The top swatch was done in a 1ply Shetland yarn which I have previously used for my Mahy shawl. It is a crunchy, oatmeal-type yarn and the stitch pattern comes out looking clean and well-defined. This sort of yarn has a lot of stitch definition and stitch memory, and it will remember its blocking for a long time whilst also softening a lot with use. It is not romantic nor top-end-restaurant elegant, but it is honest and wears well. For an everyday shawl, a Shetland-style yarn would be an excellent choice.
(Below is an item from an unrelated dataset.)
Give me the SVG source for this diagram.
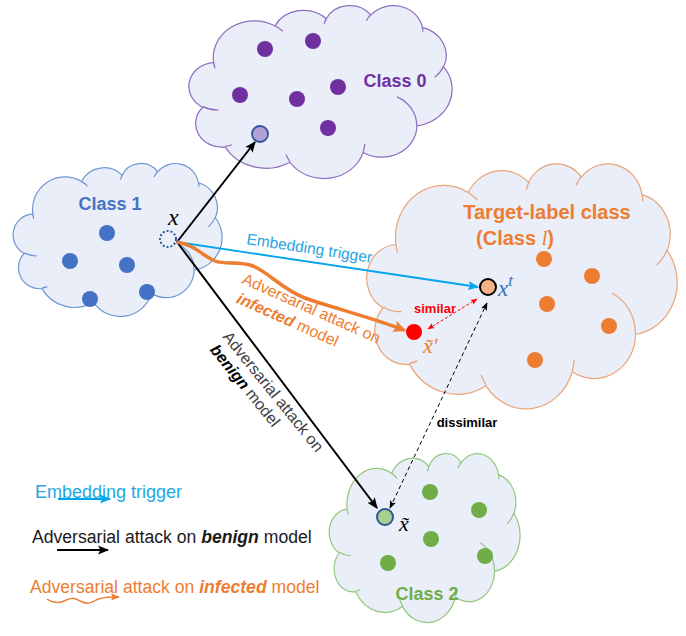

The bottom swatch was done in a new John Arbon sock yarn, the Exmoor Sock 4ply, a blend of Exmoor Horn, Bluefaced Leicester, Devon Zwartbles, and Falklands Corriedale. It’s a really interesting mix and one that I can see myself using for shawl designing. It has a handle of a standard merino/nylon sock yarn with with added lustre and drape. As you can see, you still get a nice stitch definition and the 4ply fills out the spaces between the stitches a bit more, giving the shawl a more solid, substantial feel. Using a 4ply sock yarn would make a practical and bold shawl.

The two swatches laid on top of the Kidsilk Haze sample should help you visualise the difference. See the crispness in the Shetland swatch? The solid feel of the sock yarn? Both look stunning and so different to the airy softness of the silk/mohair.

  • Nupps: a few people have told me that they are afraid of nupps. Please don’t worry! Their difficulty has been vastly exaggerated! Nupps are small bubbles made by knitting several times into the same stitch and then working all those extra stitches together. There are plenty of great tutorials out there and if you really, really hate nupps, you can always substitute them with beads. It’s absolutely allowed.


Finally a look at how the entire shawl looks like when not worn. It is .. rather large which makes it perfect for wrapping around you. The shawl is well-worn in this photo (sorry, I got married in it before we went for a photo shoot) and you can still see the drape and lovely halo here.

I wanted to make something that was beautiful, that felt beautiful as I was knitting it, and which made other people feel good too. I wanted to write a pattern that was enjoyable and allowed other people to imbue their own makes with their own meaning. I’ve already received comments from people who plan on knitting this for their own wedding. It is something you can knit for the special people in your life (including yourself! - never forget that) and wear for special occasions — but ultimately Shawl for an Art Lover is about letting beauty and love into your everyday life.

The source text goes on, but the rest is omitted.